• _Task prompt_: Report the count of lines below in which the string "this" occurs; include nothing else.

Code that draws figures
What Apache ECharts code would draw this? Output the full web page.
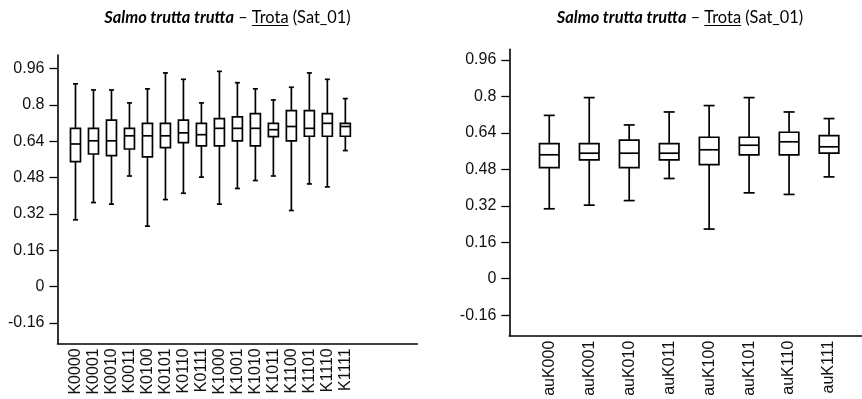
<!DOCTYPE html>
<html>
<head>
<meta charset="utf-8">
<script src="https://cdn.jsdelivr.net/npm/echarts@6/dist/echarts.min.js"></script>
<style>html,body{margin:0;padding:0;background:#fff;}#c{width:862px;height:399px;}</style>
</head>
<body>
<div id="c"></div>
<script>
// ---- Data ----
const leftCats  = ['K0000','K0001','K0010','K0011','K0100','K0101','K0110','K0111','K1000','K1001','K1010','K1011','K1100','K1101','K1110','K1111'];
const leftHigh  = [0.893,0.866,0.866,0.809,0.871,0.941,0.913,0.809,0.948,0.898,0.871,0.822,0.878,0.941,0.913,0.828];
const leftQ3    = [0.697,0.697,0.733,0.697,0.719,0.719,0.733,0.719,0.740,0.747,0.762,0.719,0.775,0.775,0.762,0.719];
const leftMed   = [0.628,0.642,0.642,0.664,0.664,0.664,0.677,0.669,0.697,0.697,0.697,0.691,0.705,0.697,0.719,0.705];
const leftQ1    = [0.550,0.584,0.577,0.606,0.571,0.612,0.634,0.620,0.620,0.642,0.620,0.660,0.642,0.662,0.662,0.662];
const leftLow   = [0.294,0.370,0.363,0.487,0.266,0.383,0.411,0.482,0.363,0.432,0.467,0.487,0.335,0.452,0.439,0.599];

const rightCats = ['auK000','auK001','auK010','auK011','auK100','auK101','auK110','auK111'];
const rightHigh = [0.717,0.795,0.675,0.732,0.760,0.795,0.732,0.703];
const rightQ3   = [0.593,0.593,0.608,0.593,0.621,0.621,0.643,0.628];
const rightMed  = [0.544,0.551,0.551,0.551,0.566,0.586,0.601,0.579];
const rightQ1   = [0.488,0.522,0.488,0.522,0.501,0.544,0.544,0.551];
const rightLow  = [0.307,0.323,0.343,0.440,0.218,0.377,0.370,0.447];

const yTicks = [-0.16, 0, 0.16, 0.32, 0.48, 0.64, 0.8, 0.96];
const titleParts = ['Salmo trutta trutta', ' \u2013 ', 'Trota', ' (Sat_01)'];

// ---- Build ----
const leftAxisCats  = [''].concat(leftCats, ['', '', '', '']);
const rightAxisCats = [''].concat(rightCats, ['']);

function mkData(low, q1, med, q3, high) {
  return low.map((v, i) => [i + 1, low[i], q1[i], med[i], q3[i], high[i]]);
}

function boxRenderer(boxW, capW) {
  return function (params, api) {
    const x = api.value(0);
    const pLow = api.coord([x, api.value(1)]);
    const pQ1 = api.coord([x, api.value(2)]);
    const pMed = api.coord([x, api.value(3)]);
    const pQ3 = api.coord([x, api.value(4)]);
    const pHigh = api.coord([x, api.value(5)]);
    const cx = pMed[0];
    const st = { stroke: '#000', lineWidth: 1.7, fill: 'none' };
    return {
      type: 'group',
      children: [
        { type: 'line', shape: { x1: cx, y1: pQ3[1], x2: cx, y2: pHigh[1] }, style: st },
        { type: 'line', shape: { x1: cx, y1: pQ1[1], x2: cx, y2: pLow[1] }, style: st },
        { type: 'line', shape: { x1: cx - capW / 2, y1: pHigh[1], x2: cx + capW / 2, y2: pHigh[1] }, style: st },
        { type: 'line', shape: { x1: cx - capW / 2, y1: pLow[1], x2: cx + capW / 2, y2: pLow[1] }, style: st },
        { type: 'rect', shape: { x: cx - boxW / 2, y: pQ3[1], width: boxW, height: pQ1[1] - pQ3[1] }, style: { stroke: '#000', lineWidth: 1.7, fill: '#fff' } },
        { type: 'line', shape: { x1: cx - boxW / 2, y1: pMed[1], x2: cx + boxW / 2, y2: pMed[1] }, style: st }
      ]
    };
  };
}

const labelFont = { fontFamily: "'Liberation Sans', Arial, sans-serif", fontSize: 16, color: '#111' };

function yAxis(gi, max) {
  return {
    type: 'value', gridIndex: gi, min: -0.25, max: max,
    splitLine: { show: false },
    axisLine: { show: true, lineStyle: { color: '#000', width: 1.6 } },
    axisTick: { show: true, length: 8, customValues: yTicks, lineStyle: { color: '#000', width: 1.3 } },
    axisLabel: Object.assign({ customValues: yTicks, margin: 13, formatter: v => String(v) }, labelFont)
  };
}
function xAxis(gi, cats) {
  return {
    type: 'category', gridIndex: gi, data: cats, boundaryGap: false,
    axisLine: { show: true, onZero: false, lineStyle: { color: '#000', width: 1.6 } },
    axisTick: { show: false },
    splitLine: { show: false },
    axisLabel: Object.assign({ interval: 0, rotate: 90, margin: 5 }, labelFont)
  };
}

// Title graphic with underline, measured with canvas
const ctx = document.createElement('canvas').getContext('2d');
const TF = 16.4;
const titleFonts = [
  'italic bold ' + TF + 'px Lato, sans-serif',
  TF + 'px Lato, sans-serif',
  TF + 'px Lato, sans-serif',
  TF + 'px Lato, sans-serif'
];
function titleGraphic(cx, midY) {
  const widths = titleParts.map((t, i) => { ctx.font = titleFonts[i]; return ctx.measureText(t).width; });
  const total = widths.reduce((a, b) => a + b, 0);
  let x = cx - total / 2;
  const els = [];
  titleParts.forEach((t, i) => {
    els.push({ type: 'text', x: x, y: midY, style: { text: t, font: titleFonts[i], fill: '#000', verticalAlign: 'middle', align: 'left' } });
    if (i === 2) {
      els.push({ type: 'line', shape: { x1: x, y1: midY + 7.5, x2: x + widths[i], y2: midY + 7.5 }, style: { stroke: '#000', lineWidth: 1.2 } });
    }
    x += widths[i];
  });
  return els;
}

const chart = echarts.init(document.getElementById('c'), null, { renderer: 'canvas' });
chart.setOption({
  animation: false,
  backgroundColor: '#fff',
  grid: [
    { left: 57.5, right: 444.7, top: 55, bottom: 55.7, outerBoundsMode: 'none', containLabel: false },
    { left: 509.3, right: -7, top: 49.3, bottom: 63.3, outerBoundsMode: 'none', containLabel: false }
  ],
  xAxis: [xAxis(0, leftAxisCats), xAxis(1, rightAxisCats)],
  yAxis: [yAxis(0, 1.02), yAxis(1, 1.007)],
  series: [
    { type: 'custom', xAxisIndex: 0, yAxisIndex: 0, renderItem: boxRenderer(10, 5), encode: { x: 0, y: [1, 2, 3, 4, 5] }, data: mkData(leftLow, leftQ1, leftMed, leftQ3, leftHigh), clip: false },
    { type: 'custom', xAxisIndex: 1, yAxisIndex: 1, renderItem: boxRenderer(19.5, 11), encode: { x: 0, y: [1, 2, 3, 4, 5] }, data: mkData(rightLow, rightQ1, rightMed, rightQ3, rightHigh), clip: false }
  ],
  graphic: titleGraphic(227.5, 18).concat(titleGraphic(680, 18))
});
</script>
</body>
</html>
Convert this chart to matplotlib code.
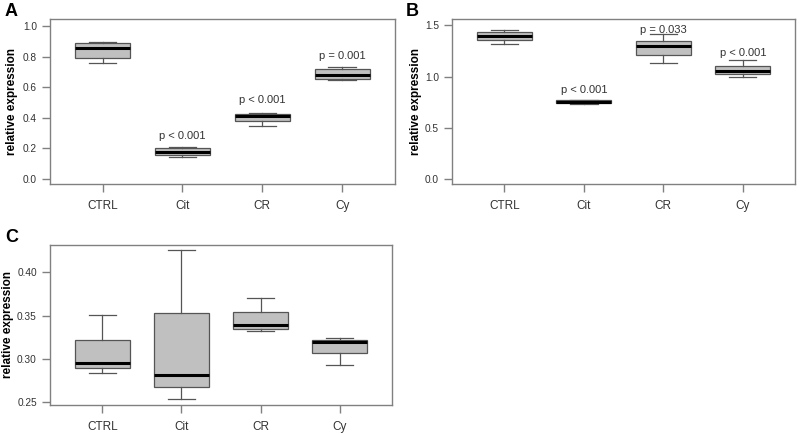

• _Task answer_: 2